— begin INFORMATION SUPPLIED —

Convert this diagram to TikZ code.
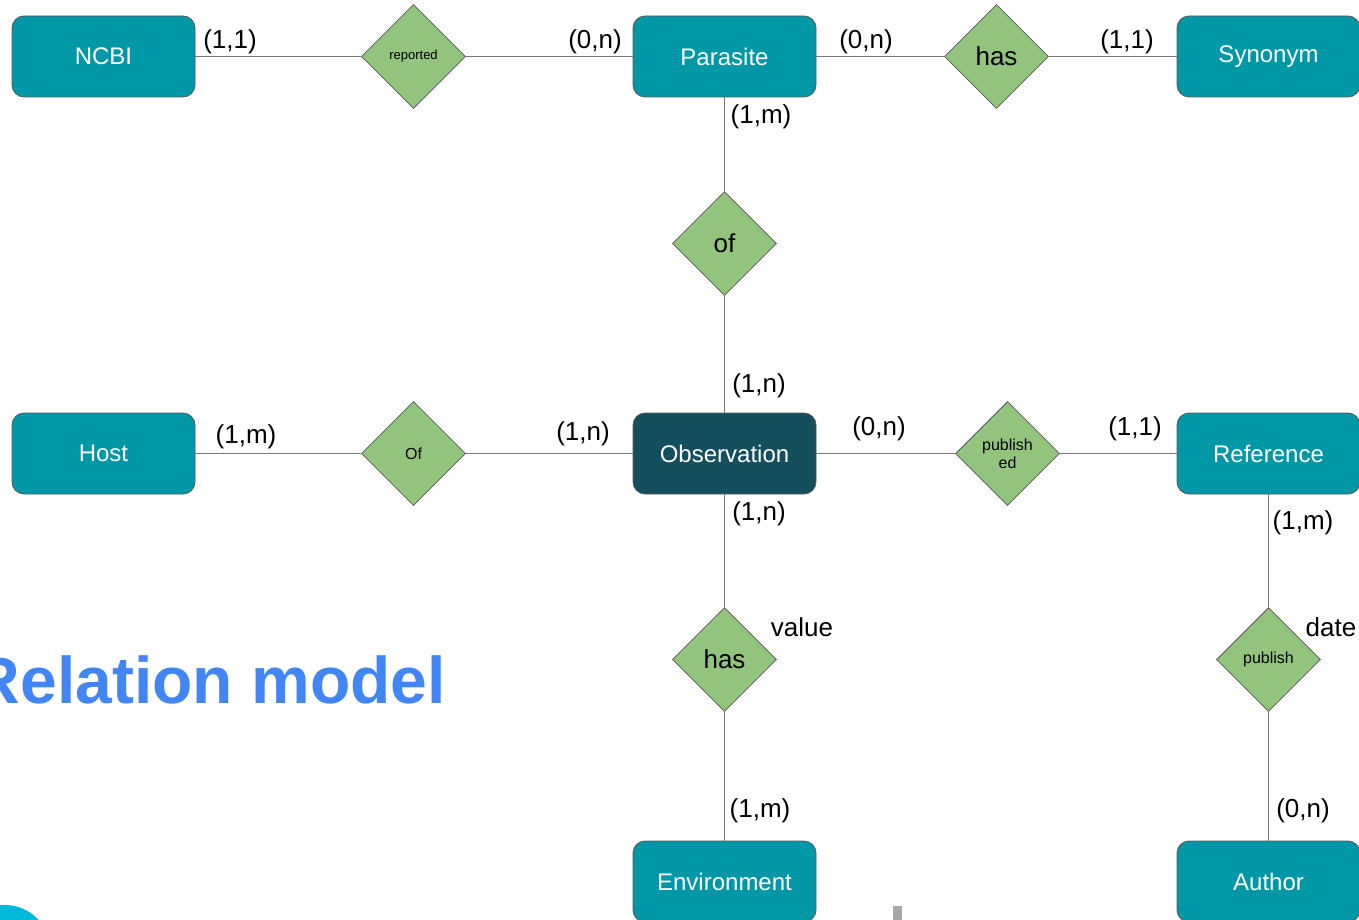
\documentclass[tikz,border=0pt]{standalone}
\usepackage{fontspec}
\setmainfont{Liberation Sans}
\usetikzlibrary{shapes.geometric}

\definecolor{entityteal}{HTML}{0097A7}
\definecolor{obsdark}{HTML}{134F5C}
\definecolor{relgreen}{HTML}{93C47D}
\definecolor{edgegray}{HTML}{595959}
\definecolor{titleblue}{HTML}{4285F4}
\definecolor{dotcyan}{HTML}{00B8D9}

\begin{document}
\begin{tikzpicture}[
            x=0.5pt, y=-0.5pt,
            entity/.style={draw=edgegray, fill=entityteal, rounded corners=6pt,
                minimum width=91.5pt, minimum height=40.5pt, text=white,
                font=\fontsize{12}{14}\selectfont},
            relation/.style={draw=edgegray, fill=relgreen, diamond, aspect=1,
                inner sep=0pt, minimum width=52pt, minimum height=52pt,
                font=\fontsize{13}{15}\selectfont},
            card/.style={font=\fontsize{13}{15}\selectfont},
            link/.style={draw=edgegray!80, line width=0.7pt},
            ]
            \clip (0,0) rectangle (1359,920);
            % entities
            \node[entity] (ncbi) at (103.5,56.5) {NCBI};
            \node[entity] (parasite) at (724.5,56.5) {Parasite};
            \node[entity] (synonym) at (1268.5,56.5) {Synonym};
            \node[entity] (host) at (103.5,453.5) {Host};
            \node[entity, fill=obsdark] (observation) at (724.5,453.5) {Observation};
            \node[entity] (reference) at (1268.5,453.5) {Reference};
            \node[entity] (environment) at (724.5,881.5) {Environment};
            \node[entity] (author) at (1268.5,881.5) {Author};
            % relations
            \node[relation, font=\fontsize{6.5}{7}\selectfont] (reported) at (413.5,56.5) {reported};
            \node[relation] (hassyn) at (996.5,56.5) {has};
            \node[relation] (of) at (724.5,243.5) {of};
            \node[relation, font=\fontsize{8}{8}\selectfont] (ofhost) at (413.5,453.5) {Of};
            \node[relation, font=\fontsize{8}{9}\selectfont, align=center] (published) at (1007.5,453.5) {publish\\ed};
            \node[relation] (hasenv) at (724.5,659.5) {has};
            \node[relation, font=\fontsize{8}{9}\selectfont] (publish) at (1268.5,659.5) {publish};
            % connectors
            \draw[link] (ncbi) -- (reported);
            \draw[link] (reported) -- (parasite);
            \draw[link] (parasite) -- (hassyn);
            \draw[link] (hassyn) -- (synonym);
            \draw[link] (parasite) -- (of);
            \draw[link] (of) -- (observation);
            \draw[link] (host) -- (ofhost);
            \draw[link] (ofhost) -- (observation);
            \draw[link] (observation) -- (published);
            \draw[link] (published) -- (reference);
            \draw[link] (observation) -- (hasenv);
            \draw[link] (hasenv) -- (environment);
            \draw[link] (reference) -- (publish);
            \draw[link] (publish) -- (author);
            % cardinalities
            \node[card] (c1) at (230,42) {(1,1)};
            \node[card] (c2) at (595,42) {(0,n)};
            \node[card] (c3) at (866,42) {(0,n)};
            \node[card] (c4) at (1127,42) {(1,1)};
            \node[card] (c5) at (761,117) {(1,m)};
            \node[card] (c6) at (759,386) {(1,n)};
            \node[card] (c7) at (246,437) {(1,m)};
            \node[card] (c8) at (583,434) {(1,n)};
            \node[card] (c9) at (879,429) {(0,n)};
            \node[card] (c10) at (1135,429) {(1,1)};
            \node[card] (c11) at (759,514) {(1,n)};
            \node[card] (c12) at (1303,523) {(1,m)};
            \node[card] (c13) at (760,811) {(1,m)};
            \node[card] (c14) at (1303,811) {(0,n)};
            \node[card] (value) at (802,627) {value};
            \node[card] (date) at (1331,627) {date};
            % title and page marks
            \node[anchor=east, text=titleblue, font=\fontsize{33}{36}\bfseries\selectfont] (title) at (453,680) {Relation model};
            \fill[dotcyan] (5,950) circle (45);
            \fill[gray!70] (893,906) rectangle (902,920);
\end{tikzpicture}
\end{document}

— end INFORMATION SUPPLIED —

- [EXERCISE] Restate the data above exactly, stripping out each image.

- [TASK OUTPUT]
Convert this diagram to TikZ code.
\documentclass[tikz,border=0pt]{standalone}
\usepackage{fontspec}
\setmainfont{Liberation Sans}
\usetikzlibrary{shapes.geometric}

\definecolor{entityteal}{HTML}{0097A7}
\definecolor{obsdark}{HTML}{134F5C}
\definecolor{relgreen}{HTML}{93C47D}
\definecolor{edgegray}{HTML}{595959}
\definecolor{titleblue}{HTML}{4285F4}
\definecolor{dotcyan}{HTML}{00B8D9}

\begin{document}
\begin{tikzpicture}[
            x=0.5pt, y=-0.5pt,
            entity/.style={draw=edgegray, fill=entityteal, rounded corners=6pt,
                minimum width=91.5pt, minimum height=40.5pt, text=white,
                font=\fontsize{12}{14}\selectfont},
            relation/.style={draw=edgegray, fill=relgreen, diamond, aspect=1,
                inner sep=0pt, minimum width=52pt, minimum height=52pt,
                font=\fontsize{13}{15}\selectfont},
            card/.style={font=\fontsize{13}{15}\selectfont},
            link/.style={draw=edgegray!80, line width=0.7pt},
            ]
            \clip (0,0) rectangle (1359,920);
            % entities
            \node[entity] (ncbi) at (103.5,56.5) {NCBI};
            \node[entity] (parasite) at (724.5,56.5) {Parasite};
            \node[entity] (synonym) at (1268.5,56.5) {Synonym};
            \node[entity] (host) at (103.5,453.5) {Host};
            \node[entity, fill=obsdark] (observation) at (724.5,453.5) {Observation};
            \node[entity] (reference) at (1268.5,453.5) {Reference};
            \node[entity] (environment) at (724.5,881.5) {Environment};
            \node[entity] (author) at (1268.5,881.5) {Author};
            % relations
            \node[relation, font=\fontsize{6.5}{7}\selectfont] (reported) at (413.5,56.5) {reported};
            \node[relation] (hassyn) at (996.5,56.5) {has};
            \node[relation] (of) at (724.5,243.5) {of};
            \node[relation, font=\fontsize{8}{8}\selectfont] (ofhost) at (413.5,453.5) {Of};
            \node[relation, font=\fontsize{8}{9}\selectfont, align=center] (published) at (1007.5,453.5) {publish\\ed};
            \node[relation] (hasenv) at (724.5,659.5) {has};
            \node[relation, font=\fontsize{8}{9}\selectfont] (publish) at (1268.5,659.5) {publish};
            % connectors
            \draw[link] (ncbi) -- (reported);
            \draw[link] (reported) -- (parasite);
            \draw[link] (parasite) -- (hassyn);
            \draw[link] (hassyn) -- (synonym);
            \draw[link] (parasite) -- (of);
            \draw[link] (of) -- (observation);
            \draw[link] (host) -- (ofhost);
            \draw[link] (ofhost) -- (observation);
            \draw[link] (observation) -- (published);
            \draw[link] (published) -- (reference);
            \draw[link] (observation) -- (hasenv);
            \draw[link] (hasenv) -- (environment);
            \draw[link] (reference) -- (publish);
            \draw[link] (publish) -- (author);
            % cardinalities
            \node[card] (c1) at (230,42) {(1,1)};
            \node[card] (c2) at (595,42) {(0,n)};
            \node[card] (c3) at (866,42) {(0,n)};
            \node[card] (c4) at (1127,42) {(1,1)};
            \node[card] (c5) at (761,117) {(1,m)};
            \node[card] (c6) at (759,386) {(1,n)};
            \node[card] (c7) at (246,437) {(1,m)};
            \node[card] (c8) at (583,434) {(1,n)};
            \node[card] (c9) at (879,429) {(0,n)};
            \node[card] (c10) at (1135,429) {(1,1)};
            \node[card] (c11) at (759,514) {(1,n)};
            \node[card] (c12) at (1303,523) {(1,m)};
            \node[card] (c13) at (760,811) {(1,m)};
            \node[card] (c14) at (1303,811) {(0,n)};
            \node[card] (value) at (802,627) {value};
            \node[card] (date) at (1331,627) {date};
            % title and page marks
            \node[anchor=east, text=titleblue, font=\fontsize{33}{36}\bfseries\selectfont] (title) at (453,680) {Relation model};
            \fill[dotcyan] (5,950) circle (45);
            \fill[gray!70] (893,906) rectangle (902,920);
\end{tikzpicture}
\end{document}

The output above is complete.